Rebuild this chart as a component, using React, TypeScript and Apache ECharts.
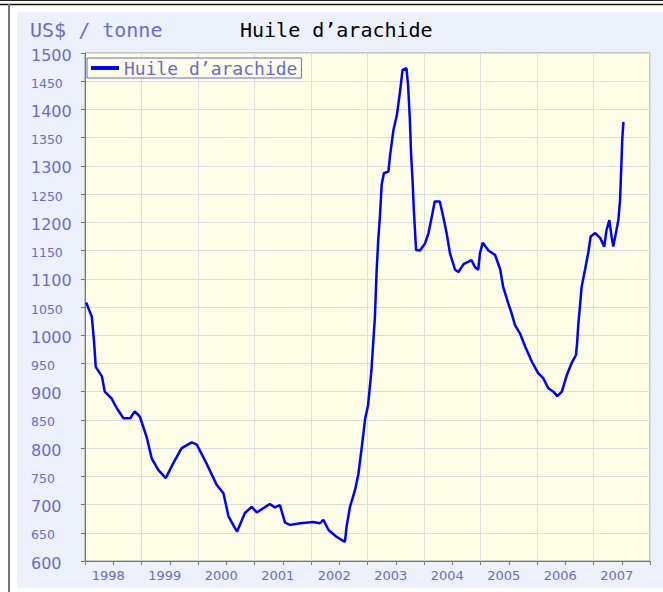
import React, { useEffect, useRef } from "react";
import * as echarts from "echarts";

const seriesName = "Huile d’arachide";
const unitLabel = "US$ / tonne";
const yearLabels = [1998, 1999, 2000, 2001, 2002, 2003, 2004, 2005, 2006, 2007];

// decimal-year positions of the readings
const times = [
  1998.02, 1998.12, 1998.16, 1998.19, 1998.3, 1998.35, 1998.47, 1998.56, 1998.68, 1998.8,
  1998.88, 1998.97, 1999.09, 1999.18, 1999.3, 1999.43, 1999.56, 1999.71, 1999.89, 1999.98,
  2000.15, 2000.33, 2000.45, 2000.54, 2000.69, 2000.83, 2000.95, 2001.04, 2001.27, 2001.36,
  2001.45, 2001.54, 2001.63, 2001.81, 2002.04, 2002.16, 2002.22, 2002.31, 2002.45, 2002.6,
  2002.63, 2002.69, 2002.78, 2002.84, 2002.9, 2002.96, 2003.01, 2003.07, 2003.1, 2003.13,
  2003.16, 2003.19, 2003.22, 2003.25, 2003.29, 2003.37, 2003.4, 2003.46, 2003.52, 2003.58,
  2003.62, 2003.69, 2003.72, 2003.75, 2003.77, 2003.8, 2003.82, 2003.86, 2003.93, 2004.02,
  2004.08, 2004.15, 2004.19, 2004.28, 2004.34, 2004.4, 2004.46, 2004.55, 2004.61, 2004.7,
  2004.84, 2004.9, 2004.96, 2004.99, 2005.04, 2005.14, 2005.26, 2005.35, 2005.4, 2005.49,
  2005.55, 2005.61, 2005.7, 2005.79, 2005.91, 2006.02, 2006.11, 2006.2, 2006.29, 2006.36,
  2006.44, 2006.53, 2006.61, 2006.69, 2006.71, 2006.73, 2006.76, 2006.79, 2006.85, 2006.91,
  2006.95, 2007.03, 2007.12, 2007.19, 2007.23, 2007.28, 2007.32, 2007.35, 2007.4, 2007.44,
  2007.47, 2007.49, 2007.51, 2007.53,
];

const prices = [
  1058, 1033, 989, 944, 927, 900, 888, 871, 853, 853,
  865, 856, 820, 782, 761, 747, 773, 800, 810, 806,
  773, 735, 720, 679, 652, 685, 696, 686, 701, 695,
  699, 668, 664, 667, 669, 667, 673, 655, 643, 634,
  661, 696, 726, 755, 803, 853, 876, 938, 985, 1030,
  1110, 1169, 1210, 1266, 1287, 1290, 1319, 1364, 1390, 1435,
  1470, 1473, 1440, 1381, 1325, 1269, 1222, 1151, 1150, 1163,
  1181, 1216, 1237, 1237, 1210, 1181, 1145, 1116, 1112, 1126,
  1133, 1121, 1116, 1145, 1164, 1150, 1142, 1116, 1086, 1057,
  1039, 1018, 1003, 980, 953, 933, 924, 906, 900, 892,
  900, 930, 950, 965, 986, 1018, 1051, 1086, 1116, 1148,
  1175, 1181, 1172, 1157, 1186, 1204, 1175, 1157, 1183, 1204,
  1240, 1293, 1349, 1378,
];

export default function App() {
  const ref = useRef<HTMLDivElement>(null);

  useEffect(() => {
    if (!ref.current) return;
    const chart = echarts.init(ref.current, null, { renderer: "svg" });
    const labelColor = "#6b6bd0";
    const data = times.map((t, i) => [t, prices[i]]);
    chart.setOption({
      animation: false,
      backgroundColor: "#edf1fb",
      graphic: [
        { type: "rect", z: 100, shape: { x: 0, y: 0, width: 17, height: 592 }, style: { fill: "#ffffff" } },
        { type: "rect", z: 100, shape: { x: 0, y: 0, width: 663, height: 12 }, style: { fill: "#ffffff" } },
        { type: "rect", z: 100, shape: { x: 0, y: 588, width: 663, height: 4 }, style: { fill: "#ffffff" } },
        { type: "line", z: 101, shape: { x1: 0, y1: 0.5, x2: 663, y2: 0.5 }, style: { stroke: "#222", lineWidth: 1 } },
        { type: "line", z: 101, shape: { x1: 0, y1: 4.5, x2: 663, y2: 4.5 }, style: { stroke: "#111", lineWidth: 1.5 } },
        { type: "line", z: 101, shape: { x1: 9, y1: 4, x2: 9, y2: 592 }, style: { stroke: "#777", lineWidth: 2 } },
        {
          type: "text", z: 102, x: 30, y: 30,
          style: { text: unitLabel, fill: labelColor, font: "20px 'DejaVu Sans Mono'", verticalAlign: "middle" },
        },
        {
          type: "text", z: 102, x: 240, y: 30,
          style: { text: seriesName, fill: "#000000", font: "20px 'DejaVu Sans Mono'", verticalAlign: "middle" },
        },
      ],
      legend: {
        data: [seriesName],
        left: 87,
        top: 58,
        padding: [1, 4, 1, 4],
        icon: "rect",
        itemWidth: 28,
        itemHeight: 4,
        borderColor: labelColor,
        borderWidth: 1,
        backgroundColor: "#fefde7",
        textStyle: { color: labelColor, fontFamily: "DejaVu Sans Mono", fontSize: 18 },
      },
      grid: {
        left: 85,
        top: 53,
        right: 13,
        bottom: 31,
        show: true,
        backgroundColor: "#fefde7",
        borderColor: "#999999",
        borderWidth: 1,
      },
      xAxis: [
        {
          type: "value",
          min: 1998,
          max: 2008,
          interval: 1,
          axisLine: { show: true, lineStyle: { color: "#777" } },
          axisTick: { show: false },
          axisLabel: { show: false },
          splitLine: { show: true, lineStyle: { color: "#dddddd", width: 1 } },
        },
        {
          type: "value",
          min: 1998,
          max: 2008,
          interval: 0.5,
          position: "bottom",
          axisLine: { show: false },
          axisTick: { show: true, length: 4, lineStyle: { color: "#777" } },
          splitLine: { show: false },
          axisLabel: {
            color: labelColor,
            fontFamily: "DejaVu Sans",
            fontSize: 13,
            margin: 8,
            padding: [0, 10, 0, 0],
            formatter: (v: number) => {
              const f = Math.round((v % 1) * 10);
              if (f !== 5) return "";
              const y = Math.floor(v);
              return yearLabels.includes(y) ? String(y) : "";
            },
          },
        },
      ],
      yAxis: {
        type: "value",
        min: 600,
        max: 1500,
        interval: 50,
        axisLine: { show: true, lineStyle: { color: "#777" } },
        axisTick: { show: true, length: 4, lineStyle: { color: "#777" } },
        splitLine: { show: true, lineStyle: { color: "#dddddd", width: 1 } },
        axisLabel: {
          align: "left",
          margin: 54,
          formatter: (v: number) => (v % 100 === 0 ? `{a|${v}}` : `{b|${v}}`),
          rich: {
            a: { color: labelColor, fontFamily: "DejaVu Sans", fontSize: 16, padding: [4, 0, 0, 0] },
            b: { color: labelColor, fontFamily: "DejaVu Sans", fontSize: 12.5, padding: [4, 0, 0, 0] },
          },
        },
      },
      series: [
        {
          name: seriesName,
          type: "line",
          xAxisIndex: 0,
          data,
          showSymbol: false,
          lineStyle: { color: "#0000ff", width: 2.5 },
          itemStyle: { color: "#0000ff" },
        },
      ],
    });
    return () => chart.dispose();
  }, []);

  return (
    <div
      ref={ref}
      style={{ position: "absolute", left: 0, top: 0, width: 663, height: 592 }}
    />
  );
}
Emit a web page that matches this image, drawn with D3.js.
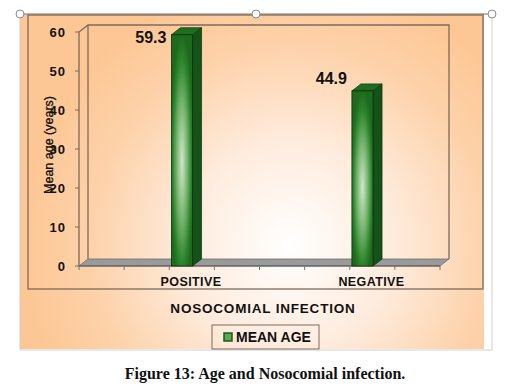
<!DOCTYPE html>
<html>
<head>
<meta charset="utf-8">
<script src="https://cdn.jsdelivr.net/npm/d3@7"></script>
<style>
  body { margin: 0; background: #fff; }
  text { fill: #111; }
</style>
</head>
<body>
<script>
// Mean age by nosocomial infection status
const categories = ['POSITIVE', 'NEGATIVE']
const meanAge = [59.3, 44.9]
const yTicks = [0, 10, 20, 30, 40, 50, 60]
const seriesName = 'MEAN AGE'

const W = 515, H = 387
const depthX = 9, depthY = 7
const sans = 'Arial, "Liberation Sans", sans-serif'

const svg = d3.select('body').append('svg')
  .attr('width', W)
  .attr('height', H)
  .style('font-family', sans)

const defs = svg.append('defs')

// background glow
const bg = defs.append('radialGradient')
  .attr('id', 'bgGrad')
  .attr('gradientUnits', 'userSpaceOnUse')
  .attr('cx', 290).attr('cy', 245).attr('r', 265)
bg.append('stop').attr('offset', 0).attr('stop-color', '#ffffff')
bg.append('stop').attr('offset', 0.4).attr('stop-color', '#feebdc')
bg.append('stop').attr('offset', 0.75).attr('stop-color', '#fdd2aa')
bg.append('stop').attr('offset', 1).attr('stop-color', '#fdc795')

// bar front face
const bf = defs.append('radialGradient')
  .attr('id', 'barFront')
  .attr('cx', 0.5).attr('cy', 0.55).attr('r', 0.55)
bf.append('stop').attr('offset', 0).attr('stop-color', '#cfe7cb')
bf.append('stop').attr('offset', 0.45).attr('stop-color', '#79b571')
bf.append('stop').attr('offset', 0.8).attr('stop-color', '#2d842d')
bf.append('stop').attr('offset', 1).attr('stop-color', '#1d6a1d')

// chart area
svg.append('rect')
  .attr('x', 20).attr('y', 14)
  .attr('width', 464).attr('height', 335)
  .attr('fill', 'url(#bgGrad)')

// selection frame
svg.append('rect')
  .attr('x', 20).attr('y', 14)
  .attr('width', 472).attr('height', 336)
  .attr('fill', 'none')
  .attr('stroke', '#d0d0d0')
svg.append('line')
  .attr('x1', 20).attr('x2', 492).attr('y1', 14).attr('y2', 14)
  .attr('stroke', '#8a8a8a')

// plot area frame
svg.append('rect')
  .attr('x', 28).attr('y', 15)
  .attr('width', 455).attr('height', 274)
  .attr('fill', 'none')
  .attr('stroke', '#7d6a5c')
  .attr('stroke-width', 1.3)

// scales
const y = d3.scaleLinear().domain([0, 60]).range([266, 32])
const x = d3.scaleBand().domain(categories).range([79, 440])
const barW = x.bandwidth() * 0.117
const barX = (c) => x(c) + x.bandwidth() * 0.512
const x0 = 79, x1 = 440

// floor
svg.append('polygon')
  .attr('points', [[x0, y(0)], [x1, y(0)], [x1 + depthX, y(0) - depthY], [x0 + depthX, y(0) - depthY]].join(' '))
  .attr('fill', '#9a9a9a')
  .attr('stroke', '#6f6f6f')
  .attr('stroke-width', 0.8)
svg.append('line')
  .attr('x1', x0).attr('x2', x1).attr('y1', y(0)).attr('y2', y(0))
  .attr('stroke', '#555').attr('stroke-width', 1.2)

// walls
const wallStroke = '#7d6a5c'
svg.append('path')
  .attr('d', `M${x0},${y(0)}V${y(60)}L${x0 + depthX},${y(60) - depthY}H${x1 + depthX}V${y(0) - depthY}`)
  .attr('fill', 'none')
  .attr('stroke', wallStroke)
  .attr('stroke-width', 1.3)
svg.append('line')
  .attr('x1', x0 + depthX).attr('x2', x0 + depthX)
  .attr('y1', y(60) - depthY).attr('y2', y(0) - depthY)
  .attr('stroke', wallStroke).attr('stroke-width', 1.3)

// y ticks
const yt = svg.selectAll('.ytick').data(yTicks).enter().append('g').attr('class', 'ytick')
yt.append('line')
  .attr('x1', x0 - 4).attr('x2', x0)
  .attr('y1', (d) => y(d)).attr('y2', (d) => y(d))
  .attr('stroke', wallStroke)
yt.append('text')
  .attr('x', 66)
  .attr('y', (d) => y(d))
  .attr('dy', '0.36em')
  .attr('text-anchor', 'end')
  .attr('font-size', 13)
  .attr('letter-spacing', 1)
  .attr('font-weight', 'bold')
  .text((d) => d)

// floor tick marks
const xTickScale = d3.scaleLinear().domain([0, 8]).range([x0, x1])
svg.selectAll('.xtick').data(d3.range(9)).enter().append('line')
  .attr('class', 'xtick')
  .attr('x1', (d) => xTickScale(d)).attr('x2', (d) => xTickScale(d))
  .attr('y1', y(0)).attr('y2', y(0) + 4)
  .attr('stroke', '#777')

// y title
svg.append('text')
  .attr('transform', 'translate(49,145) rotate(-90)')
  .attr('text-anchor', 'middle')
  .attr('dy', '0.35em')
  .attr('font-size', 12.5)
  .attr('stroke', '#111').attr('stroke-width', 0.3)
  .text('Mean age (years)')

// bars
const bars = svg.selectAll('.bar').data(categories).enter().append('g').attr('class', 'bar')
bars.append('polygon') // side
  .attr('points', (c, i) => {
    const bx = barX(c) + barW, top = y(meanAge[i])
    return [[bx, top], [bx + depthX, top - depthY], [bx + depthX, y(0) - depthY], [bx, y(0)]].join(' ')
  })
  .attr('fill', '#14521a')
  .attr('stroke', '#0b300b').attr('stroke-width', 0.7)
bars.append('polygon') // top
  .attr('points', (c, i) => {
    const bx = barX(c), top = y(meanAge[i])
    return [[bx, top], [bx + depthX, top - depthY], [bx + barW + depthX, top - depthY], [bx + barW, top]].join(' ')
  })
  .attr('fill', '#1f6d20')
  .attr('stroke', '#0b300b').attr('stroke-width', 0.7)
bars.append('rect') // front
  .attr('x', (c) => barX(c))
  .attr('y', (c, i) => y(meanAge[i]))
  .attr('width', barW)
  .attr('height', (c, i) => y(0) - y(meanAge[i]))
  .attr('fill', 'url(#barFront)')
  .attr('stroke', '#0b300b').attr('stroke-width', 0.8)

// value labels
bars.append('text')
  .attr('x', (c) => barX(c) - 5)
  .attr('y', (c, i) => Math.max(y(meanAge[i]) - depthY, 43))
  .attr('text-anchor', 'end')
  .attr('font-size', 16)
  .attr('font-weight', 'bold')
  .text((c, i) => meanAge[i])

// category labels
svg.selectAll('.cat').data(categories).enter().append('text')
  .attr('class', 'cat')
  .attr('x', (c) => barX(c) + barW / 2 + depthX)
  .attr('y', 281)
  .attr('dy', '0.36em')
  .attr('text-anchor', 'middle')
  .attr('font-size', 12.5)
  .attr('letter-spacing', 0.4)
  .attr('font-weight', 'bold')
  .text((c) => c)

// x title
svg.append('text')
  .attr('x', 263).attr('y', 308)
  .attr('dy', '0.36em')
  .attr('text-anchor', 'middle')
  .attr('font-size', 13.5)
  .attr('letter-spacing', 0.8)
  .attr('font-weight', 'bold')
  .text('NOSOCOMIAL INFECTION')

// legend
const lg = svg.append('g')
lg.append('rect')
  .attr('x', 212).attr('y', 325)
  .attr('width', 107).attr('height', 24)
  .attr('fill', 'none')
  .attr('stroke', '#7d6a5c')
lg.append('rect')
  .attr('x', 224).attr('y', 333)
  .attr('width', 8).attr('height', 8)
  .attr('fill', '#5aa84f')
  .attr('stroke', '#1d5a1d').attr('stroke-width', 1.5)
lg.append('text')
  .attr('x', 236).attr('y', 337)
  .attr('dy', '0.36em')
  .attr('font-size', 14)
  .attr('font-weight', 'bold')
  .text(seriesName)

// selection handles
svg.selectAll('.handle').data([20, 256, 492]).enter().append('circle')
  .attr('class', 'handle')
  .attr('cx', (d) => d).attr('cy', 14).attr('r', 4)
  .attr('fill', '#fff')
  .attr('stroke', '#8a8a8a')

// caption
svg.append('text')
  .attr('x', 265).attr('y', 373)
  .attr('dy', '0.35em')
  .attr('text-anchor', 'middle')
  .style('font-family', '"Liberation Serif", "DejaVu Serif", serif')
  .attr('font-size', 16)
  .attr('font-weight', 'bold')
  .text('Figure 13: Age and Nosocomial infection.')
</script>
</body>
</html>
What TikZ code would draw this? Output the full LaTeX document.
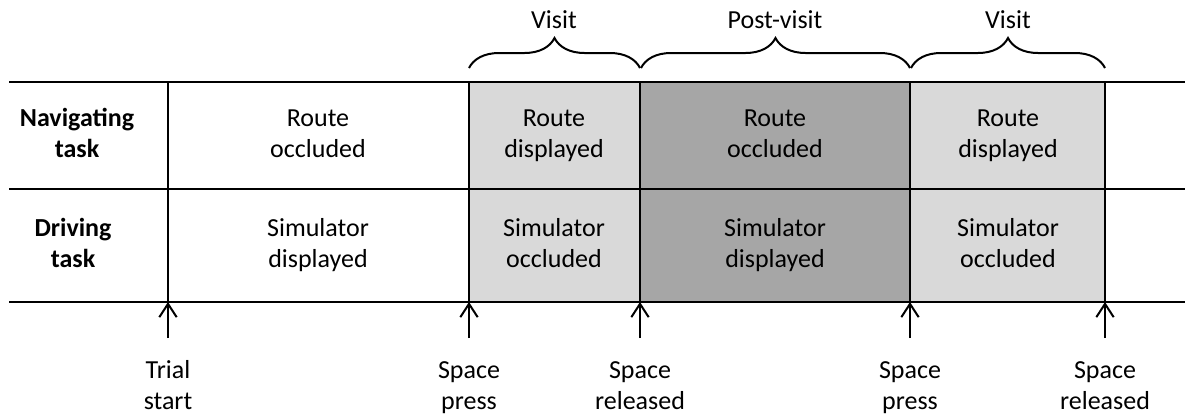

- _STATED EXERCISE_:
Write out an exact copy of the listing, first line through the line containing "2005, 2006, 2007];", with the pictures left out.

- _COMPLETE RESPONSE_:
Rebuild this chart as a component, using React, TypeScript and Apache ECharts.
import React, { useEffect, useRef } from "react";
import * as echarts from "echarts";

const seriesName = "Huile d’arachide";
const unitLabel = "US$ / tonne";
const yearLabels = [1998, 1999, 2000, 2001, 2002, 2003, 2004, 2005, 2006, 2007];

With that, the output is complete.